* [GOAL OF THE EXERCISE]
Output a single figure: the number of lines in which the word "seaborn" appears.
-=-=-
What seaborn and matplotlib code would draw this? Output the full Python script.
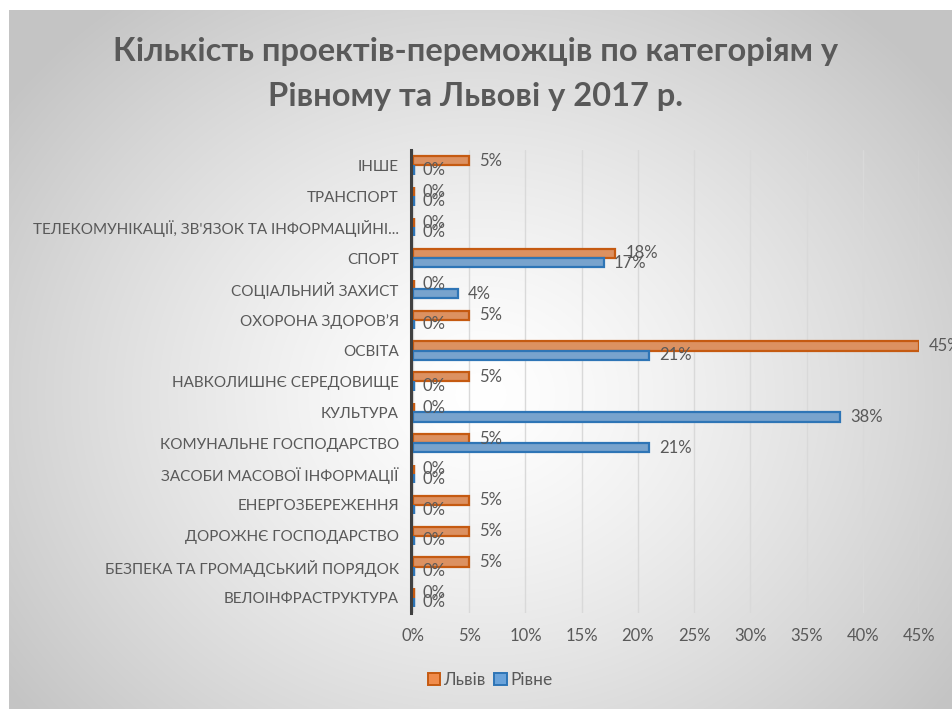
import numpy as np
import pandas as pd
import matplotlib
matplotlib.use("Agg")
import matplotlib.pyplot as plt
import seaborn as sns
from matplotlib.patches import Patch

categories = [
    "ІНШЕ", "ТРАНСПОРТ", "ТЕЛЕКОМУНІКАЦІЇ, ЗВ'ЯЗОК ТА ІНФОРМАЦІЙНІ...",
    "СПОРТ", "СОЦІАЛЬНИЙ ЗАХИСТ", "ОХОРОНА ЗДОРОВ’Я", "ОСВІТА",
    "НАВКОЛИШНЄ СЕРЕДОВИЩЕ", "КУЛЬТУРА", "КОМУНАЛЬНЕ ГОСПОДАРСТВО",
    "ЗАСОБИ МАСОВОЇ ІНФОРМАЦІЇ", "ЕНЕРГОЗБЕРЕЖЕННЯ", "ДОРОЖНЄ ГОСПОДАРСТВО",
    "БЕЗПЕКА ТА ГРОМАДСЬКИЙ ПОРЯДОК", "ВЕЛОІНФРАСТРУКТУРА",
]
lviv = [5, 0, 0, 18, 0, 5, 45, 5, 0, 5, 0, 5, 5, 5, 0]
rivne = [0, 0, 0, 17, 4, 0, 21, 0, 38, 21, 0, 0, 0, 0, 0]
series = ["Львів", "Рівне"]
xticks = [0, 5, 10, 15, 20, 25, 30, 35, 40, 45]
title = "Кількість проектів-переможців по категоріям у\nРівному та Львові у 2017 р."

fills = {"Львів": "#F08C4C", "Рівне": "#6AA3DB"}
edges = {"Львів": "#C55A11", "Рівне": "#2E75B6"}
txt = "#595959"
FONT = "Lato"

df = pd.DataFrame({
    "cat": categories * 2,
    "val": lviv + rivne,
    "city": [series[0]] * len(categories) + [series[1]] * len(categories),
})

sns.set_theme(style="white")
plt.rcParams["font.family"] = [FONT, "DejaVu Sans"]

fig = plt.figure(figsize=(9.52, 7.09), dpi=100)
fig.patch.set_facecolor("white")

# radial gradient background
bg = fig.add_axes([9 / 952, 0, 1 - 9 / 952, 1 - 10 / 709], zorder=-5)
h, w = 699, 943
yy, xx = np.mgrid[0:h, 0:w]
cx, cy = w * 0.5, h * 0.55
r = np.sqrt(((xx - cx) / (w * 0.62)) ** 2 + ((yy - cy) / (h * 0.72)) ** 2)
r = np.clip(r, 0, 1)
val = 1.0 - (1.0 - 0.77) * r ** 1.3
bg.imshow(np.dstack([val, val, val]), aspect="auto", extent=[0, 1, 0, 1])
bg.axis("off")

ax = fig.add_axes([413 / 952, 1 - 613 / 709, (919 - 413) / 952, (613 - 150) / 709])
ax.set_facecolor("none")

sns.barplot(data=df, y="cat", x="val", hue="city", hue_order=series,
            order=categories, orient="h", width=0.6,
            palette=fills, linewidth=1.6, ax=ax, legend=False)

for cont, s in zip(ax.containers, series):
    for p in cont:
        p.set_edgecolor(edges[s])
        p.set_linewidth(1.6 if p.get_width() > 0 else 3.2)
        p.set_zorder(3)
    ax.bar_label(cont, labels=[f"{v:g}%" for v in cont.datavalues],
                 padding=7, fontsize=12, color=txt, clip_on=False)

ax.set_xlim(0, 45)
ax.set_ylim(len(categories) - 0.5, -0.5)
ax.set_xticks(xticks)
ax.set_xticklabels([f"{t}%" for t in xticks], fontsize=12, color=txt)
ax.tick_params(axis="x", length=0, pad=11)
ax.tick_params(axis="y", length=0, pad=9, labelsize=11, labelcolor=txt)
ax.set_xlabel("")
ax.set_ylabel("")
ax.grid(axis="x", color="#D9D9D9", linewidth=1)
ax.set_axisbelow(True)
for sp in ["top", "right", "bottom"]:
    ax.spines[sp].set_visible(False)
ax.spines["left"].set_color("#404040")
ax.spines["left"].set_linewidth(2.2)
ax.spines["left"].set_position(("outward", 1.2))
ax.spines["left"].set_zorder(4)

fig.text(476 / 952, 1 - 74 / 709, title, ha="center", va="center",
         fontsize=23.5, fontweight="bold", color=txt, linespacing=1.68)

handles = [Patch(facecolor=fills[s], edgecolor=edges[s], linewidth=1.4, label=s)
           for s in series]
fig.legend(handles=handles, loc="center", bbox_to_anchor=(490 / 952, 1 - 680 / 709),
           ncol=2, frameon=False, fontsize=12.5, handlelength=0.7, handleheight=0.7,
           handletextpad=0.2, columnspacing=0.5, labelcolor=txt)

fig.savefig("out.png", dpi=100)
-=-=-
* [RESULT]
2